AMD has been well-known for its memory stability issues with Ryzen, especially when it first launched. Since then, however, the AGESA updates have allowed myriads of different memory combinations to finally become usable. I changed my R7 1700 for an R7 2700X on launch, and even went so far as to pre-order the CPU. I was that stoked for it… but I was never able to fully stabilize the memory, even though it was as solid as could be on the R7 1700 I had previously. So, how did I solve the issue? I guess… I’ll tell you a ‘little’ story…
So, what’s the issue?
Before we jump in, I am going to warn you that this is going to be one big post with a lot of text. Although, with that said, let’s cast our thoughts back to when Ryzen first launched. There was huge hype surrounding the fact that Intel finally had to wake up and smell the dirt that AMD were about to kick up behind them. It wasn’t all plain sailing for AMD at launch, though. The constant memory issues were really dragging performance through the mud, and it seemed to put people off for the first few months of their new product. However, many of us persevered and kept with AMD, faithful that it would get better.

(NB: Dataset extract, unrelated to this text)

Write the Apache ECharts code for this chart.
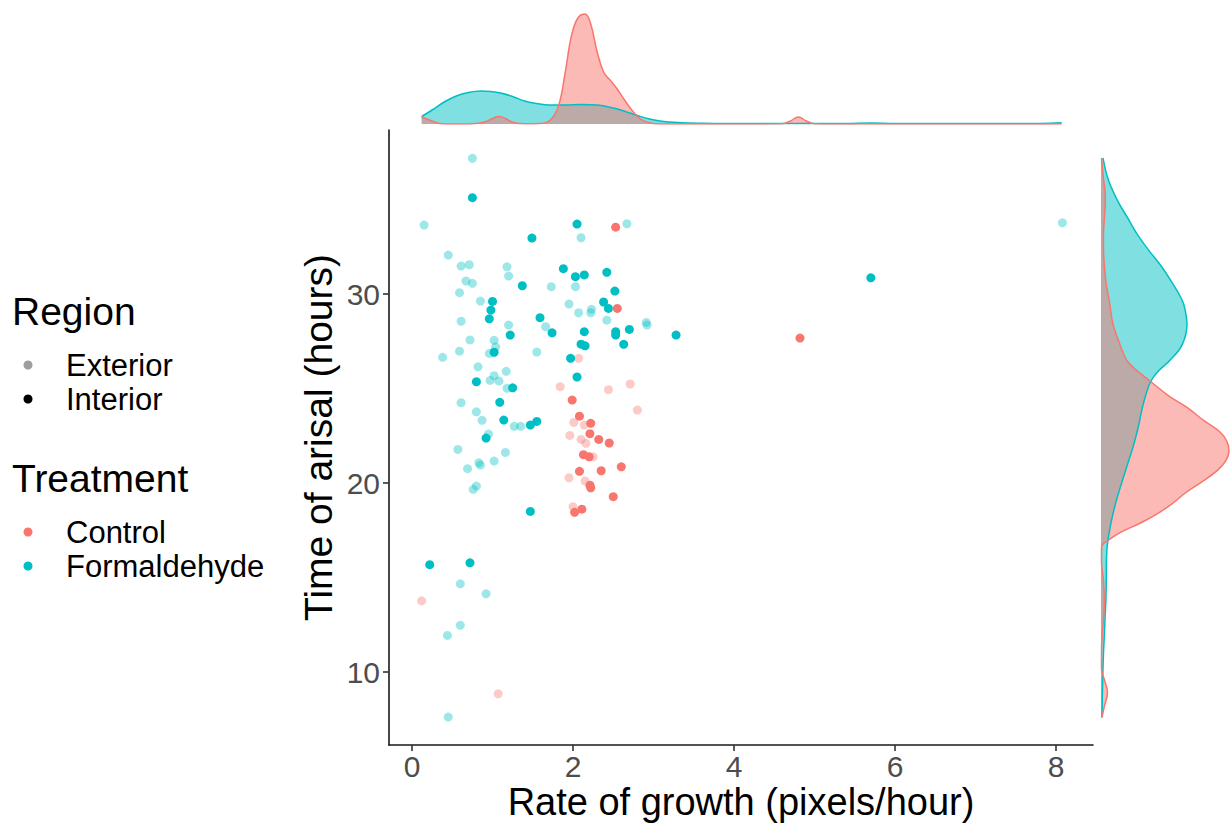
<!DOCTYPE html>
<html><head><meta charset="utf-8">
<script src="https://cdn.jsdelivr.net/npm/echarts@6/dist/echarts.min.js"></script>
<style>html,body{margin:0;padding:0;background:#fff;}#chart{width:1232px;height:824px;}</style>
</head><body><div id="chart"></div>
<script>
// ---- Data ----
// [rate of growth (pixels/hour), time of arisal (hours)]
const formaldehydeInterior = [[0.75,35.10],[2.05,33.70],[1.49,32.96],[1.88,31.34],[2.03,30.92],[2.14,31.01],[2.42,31.15],[1.37,30.44],[2.52,30.16],[1.00,29.61],[0.98,29.15],[0.96,28.69],[2.38,29.58],[2.44,29.24],[1.59,28.75],[1.74,27.95],[2.14,28.01],[2.53,28.01],[2.53,27.83],[2.70,28.13],[1.22,27.83],[3.28,27.83],[2.10,27.35],[2.15,27.26],[2.63,27.34],[5.70,30.86],[1.02,26.92],[1.97,26.60],[2.05,25.61],[0.80,25.36],[1.25,25.04],[1.09,24.27],[1.14,23.33],[1.47,23.07],[1.55,23.26],[0.92,22.38],[1.47,18.50],[0.22,15.68],[0.72,15.78]];
const formaldehydeExterior = [[0.75,37.18],[0.15,33.65],[2.67,33.72],[2.10,32.98],[0.45,32.06],[0.61,31.48],[0.71,31.55],[1.18,31.44],[1.20,30.95],[0.67,30.69],[0.75,30.57],[1.73,30.39],[2.03,30.39],[0.59,30.07],[0.85,29.63],[1.95,29.47],[2.07,29.01],[2.22,29.01],[2.23,29.19],[2.42,28.62],[0.61,28.56],[1.20,28.36],[1.66,28.27],[0.72,27.57],[1.02,27.55],[1.04,27.21],[2.91,28.50],[2.92,28.36],[1.55,26.93],[0.59,26.98],[0.96,26.86],[0.38,26.65],[0.82,26.15],[1.17,25.91],[1.02,25.68],[0.97,25.43],[1.08,25.40],[1.18,25.01],[0.61,24.25],[0.80,23.77],[0.87,23.32],[1.27,23.00],[1.35,23.00],[0.95,22.59],[0.57,21.78],[1.16,21.62],[0.83,21.07],[0.85,20.95],[1.02,21.16],[0.69,20.76],[0.80,19.84],[0.76,19.67],[8.08,33.77],[0.60,14.67],[0.92,14.14],[0.60,12.47],[0.44,11.94],[0.45,7.62]];
const controlInterior = [[2.53,33.54],[2.55,29.24],[1.99,24.39],[2.08,23.54],[2.22,23.16],[2.21,22.61],[2.32,22.31],[2.45,22.12],[2.13,21.50],[2.20,21.39],[2.08,20.62],[2.35,20.65],[2.60,20.86],[2.21,19.89],[2.22,19.75],[2.50,19.28],[2.02,18.45],[2.11,18.62],[4.82,27.67]];
const controlExterior = [[2.07,26.60],[1.84,25.10],[2.44,24.94],[2.71,25.24],[2.80,23.86],[2.01,23.21],[2.14,23.07],[1.96,22.52],[2.10,22.31],[2.16,22.10],[2.25,21.39],[1.95,20.28],[2.15,20.11],[2.00,18.75],[0.12,13.77],[1.07,8.85]];

// Marginal densities (relative height)
// top: [rate, density]
const controlTopDensity = [[0.12,7],[0.25,3],[0.34,0.5],[0.5,0],[0.75,0.3],[0.9,2],[1.0,5.5],[1.08,7.5],[1.16,5.5],[1.26,1.5],[1.4,0.2],[1.6,0.5],[1.72,4],[1.82,18],[1.9,50],[1.98,88],[2.06,106],[2.15,110],[2.22,100],[2.3,72],[2.38,52],[2.46,44],[2.54,36],[2.64,24],[2.74,13],[2.84,5],[2.96,1],[3.1,0],[4.0,0],[4.6,0.3],[4.7,3],[4.8,7],[4.9,3],[5.0,0.3],[5.2,0],[8.07,0]];
const formaldehydeTopDensity = [[0.12,7.5],[0.25,14],[0.4,22],[0.55,28],[0.7,31.5],[0.85,33],[0.98,32.5],[1.1,31],[1.25,27.5],[1.4,23],[1.55,20.5],[1.7,19],[1.9,19],[2.1,19.5],[2.3,19],[2.5,16],[2.65,12.5],[2.8,8.5],[2.95,5],[3.1,2.8],[3.3,1.5],[3.6,0.8],[4.0,0.5],[4.5,0.4],[5.0,0.4],[5.4,0.6],[5.7,1],[6.0,0.5],[7.0,0.4],[7.8,0.6],[8.07,1.2]];
// right: [time (hours), density]
const controlRightDensity = [[7.6,1],[8.2,3.4],[8.9,6.5],[9.5,4],[10.2,0.5],[11,0.5],[11.8,1],[12.8,2.5],[13.8,3.4],[14.8,2.5],[15.85,0.5],[16.5,0.5],[16.7,1],[17.0,8],[17.4,20],[17.9,40],[18.4,57],[18.9,71],[19.5,85],[20.1,102],[20.7,117],[21.2,125],[21.7,128],[22.2,126],[22.7,119],[23.3,103],[24.0,86],[24.6,68],[25.4,49],[25.9,37],[26.4,27],[26.9,22],[27.4,18.5],[28.4,12],[29.6,8.4],[30.6,5],[31.5,3.4],[32.3,2.5],[33.1,2.4],[34.0,3.4],[35.1,4.4],[36.1,2.5],[37.2,0.5]];
const formaldehydeRightDensity = [[7.6,1],[8.6,1.3],[9.8,1.8],[11,2.5],[12,3.4],[13,4.2],[14,5],[15,5.3],[16,5.5],[16.8,6.5],[17.9,10],[18.9,14.5],[19.9,20],[20.9,26],[21.9,32],[22.9,37],[23.9,41],[24.7,45],[25.4,50],[25.9,57],[26.5,69],[27.3,81],[28.4,86],[29.2,84],[29.7,81],[30.7,70],[31.5,60],[32.3,48],[33.1,37],[34.0,27],[35.0,16],[36.1,7],[37.2,2]];

const xTicks = [0, 2, 4, 6, 8];
const yTicks = [10, 20, 30];
const regionLegend = ['Exterior', 'Interior'];
const treatmentLegend = ['Control', 'Formaldehyde'];

// ---- Chart ----
const RED = '#F8766D', CYAN = '#00BFC4';
const X_MIN = -0.286, X_MAX = 8.46, Y_MIN = 6.14, Y_MAX = 38.68;
const HOUR_MS = 3600000;
const FONT = 'Liberation Sans';
const EXT_OPACITY = 0.38;

const chart = echarts.init(document.getElementById('chart'), null, {renderer: 'svg'});

function scatter(name, data, color, opacity) {
  return {name, type: 'scatter', xAxisIndex: 0, yAxisIndex: 0, data, symbol: 'circle', symbolSize: 9,
    itemStyle: {color, opacity}, silent: true};
}
function topDensity(name, data, color) {
  return {name, type: 'line', xAxisIndex: 1, yAxisIndex: 1, data, smooth: 0.4, symbol: 'none',
    lineStyle: {color, width: 1.5}, areaStyle: {color, opacity: 0.5}, silent: true};
}
function rightDensity(name, data, color) {
  return {name, type: 'line', xAxisIndex: 2, yAxisIndex: 2,
    data: data.map(d => [d[1], d[0] * HOUR_MS]), smooth: 0.4, symbol: 'none',
    lineStyle: {color, width: 1.5}, areaStyle: {color, opacity: 0.5}, silent: true};
}

const legendY = {Region: 311, Exterior: 365, Interior: 399, Treatment: 478, Control: 532, Formaldehyde: 566};
const legendDot = {Exterior: 'rgba(0,0,0,0.38)', Interior: '#000', Control: RED, Formaldehyde: CYAN};
const graphic = [];
['Region', 'Treatment'].forEach(t => graphic.push({type: 'text', x: 12, y: legendY[t],
  style: {text: t, fontSize: 39, fontFamily: FONT, fill: '#000', verticalAlign: 'middle'}}));
regionLegend.concat(treatmentLegend).forEach(t => {
  graphic.push({type: 'circle', shape: {cx: 28, cy: legendY[t], r: 4.5}, style: {fill: legendDot[t]}});
  graphic.push({type: 'text', x: 66, y: legendY[t],
    style: {text: t, fontSize: 31, fontFamily: FONT, fill: '#000', verticalAlign: 'middle'}});
});

const axisLineStyle = {color: '#1a1a1a', width: 1.6};
chart.setOption({
  animation: false,
  backgroundColor: '#fff',
  textStyle: {fontFamily: FONT},
  grid: [
    {left: 389, top: 130, width: 704, height: 615, outerBoundsMode: 'none', containLabel: false},
    {left: 389, top: 10, width: 704, height: 114, outerBoundsMode: 'none', containLabel: false},
    {left: 1101, top: 130, width: 131, height: 615, outerBoundsMode: 'none', containLabel: false}
  ],
  xAxis: [
    {gridIndex: 0, type: 'value', min: X_MIN, max: X_MAX,
      axisLine: {onZero: false, lineStyle: axisLineStyle},
      axisTick: {customValues: xTicks, length: 6, lineStyle: {color: '#333', width: 1.6}},
      axisLabel: {customValues: xTicks, color: '#4D4D4D', fontSize: 30, lineHeight: 28, margin: 7, fontFamily: FONT},
      splitLine: {show: false},
      name: 'Rate of growth (pixels/hour)', nameLocation: 'middle', nameGap: 39, nameMoveOverlap: false,
      nameTextStyle: {fontSize: 38, color: '#000', fontFamily: FONT, lineHeight: 36}},
    {gridIndex: 1, type: 'value', min: X_MIN, max: X_MAX, show: false},
    {gridIndex: 2, type: 'value', min: 0, max: 131, show: false}
  ],
  yAxis: [
    {gridIndex: 0, type: 'value', min: Y_MIN, max: Y_MAX,
      axisLine: {show: true, onZero: false, lineStyle: axisLineStyle},
      axisTick: {show: true, customValues: yTicks, length: 6, lineStyle: {color: '#333', width: 1.6}},
      axisLabel: {customValues: yTicks, color: '#4D4D4D', fontSize: 30, margin: 9, fontFamily: FONT},
      splitLine: {show: false},
      name: 'Time of arisal (hours)', nameLocation: 'middle', nameGap: 51, nameRotate: 90, nameMoveOverlap: false,
      nameTextStyle: {fontSize: 39, color: '#000', fontFamily: FONT}},
    {gridIndex: 1, type: 'value', min: 0, max: 114, show: false},
    {gridIndex: 2, type: 'time', min: Y_MIN * HOUR_MS, max: Y_MAX * HOUR_MS, show: false}
  ],
  series: [
    topDensity('Formaldehyde', formaldehydeTopDensity, CYAN),
    topDensity('Control', controlTopDensity, RED),
    rightDensity('Formaldehyde', formaldehydeRightDensity, CYAN),
    rightDensity('Control', controlRightDensity, RED),
    scatter('Formaldehyde Exterior', formaldehydeExterior, CYAN, EXT_OPACITY),
    scatter('Control Exterior', controlExterior, RED, EXT_OPACITY),
    scatter('Formaldehyde Interior', formaldehydeInterior, CYAN, 1),
    scatter('Control Interior', controlInterior, RED, 1)
  ],
  graphic
});
</script></body></html>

As time went on, more and more BIOS updates were released with increased memory compatibility with new AGESA microcode patches. Finally, we were able to place the cherry on top of the cream as AMD was ready to do heavy battle with Intel. Memory frequencies kept creeping up, and it just spiraled from there. Today, DDR4-3600 MHz is no longer a severe training/tweaking concern, and often boots immediately with D.O.C.P. (XMP for AMD) settings on a number of motherboards. Granted it is up to the vendor to make sure that it can do such a thing, it is becoming more of a normality throughout the market.
2nd Gen and Memory Stability
A year on from the Ryzen 7 first-gen launch, a refresh appeared. As we know, AMD are promising to let us keep our beloved X370 motherboards through until at least 2020. That is one heck of a lot longer than we have gotten from Intel for so many generations. So, I kept my trusty ASUS Crosshair VI Hero and updated the UEFI as required. The new chip got installed, and I thought we were off to the races. Uh, yeah, maybe next time!
It took many hours of testing, retesting, and retesting some more in order to narrow down the issue. I finally managed to get it narrowed from the memory or to the IMC (integrated memory controller) which then lead to more testing once more. I thought that I had finally gotten it stable as my most played games didn’t crash the system, but sometimes crashed to the desktop (CTD) which I thought it could be blamed on my GPU overclock that was previously stable. After reverting, nope, it’s still doing it. So I ventured back into the UEFI for some investigation.
Are we fixing things yet?
Being the overclocker that I am, I thought back to my first experiences, and remembered that a wise fella once told me that voltage is the key. His words were that voltage is both the cause and solution for all of your problems. It’s very true, because of the fact that too much voltage can be as bad as too little. All electronics have an operating range, and if you’re out of bounds, you may be in for a bit of a rough time.
After initially loading a profile from my Ryzen 7 1700, I thought I’d be able to attain the same levels of performance from the memory. The theory behind it was simple: newer generation with an improved IMC. Without any hesitation, I loaded the profile, and that was an awful mistake. There was no chance of it booting… even though it should have been capable without question. Failing to load the same overclock, I reset the BIOS to DOCP (XMP for AMD) and began my tuning. The default voltage was 1.2v on my IMC for the 3200 MHz CAS 14 profile. That is typically way too much in any scenario, but I figured I’d try anyway. AIDA64’s memory test was my go-to torture test, which pretty much locked up my system upon launch. Meh, this is going to be a long day!
Too Much IMC Voltage?
It took me the best part of the entire day to figure out what was causing my issues, but I eventually managed to find it after changing the voltage of my memory and IMC so much. I started to lower my IMC voltage from 1.2v until it was no longer stable. Your CPU will naturally differ. However, as you can see, you really can get away with minimal volts on your IMC. I really did not expect it to be stable, let alone POST in the first place. I haven’t had a single hang or freeze with my system in over a month. That’s pretty darn good, wouldn’t you say?
That also brings me to another point that I’ve raised and queried with a few vendors in the past; why is the “default” voltage so much higher than what you need? They all claimed it was to do with ‘compatibility out of the box,’ which in most cases, isn’t strictly true. As demonstrated by this article, too much voltage is a huge issue. No two pieces of silicon are the same, I know that, but overshooting by over 0.3v in my particular case is just ridiculous.
So, if you are running into stability issues, I’d highly suggest under-volting your components instead of over-volting them. It does naturally depend on the scenario. Of course it isn’t going to make up for a faster clock speed that simply needs more voltage, but you have to experiment when you’re running stuff like this out of its rated spec. AMD rates their memory controller at 2666 MHz – a little higher than the JEDEC standard of 2133. It should operate without a hitch on all motherboards at those speeds. Since the AGESA updates, this is definitely the case.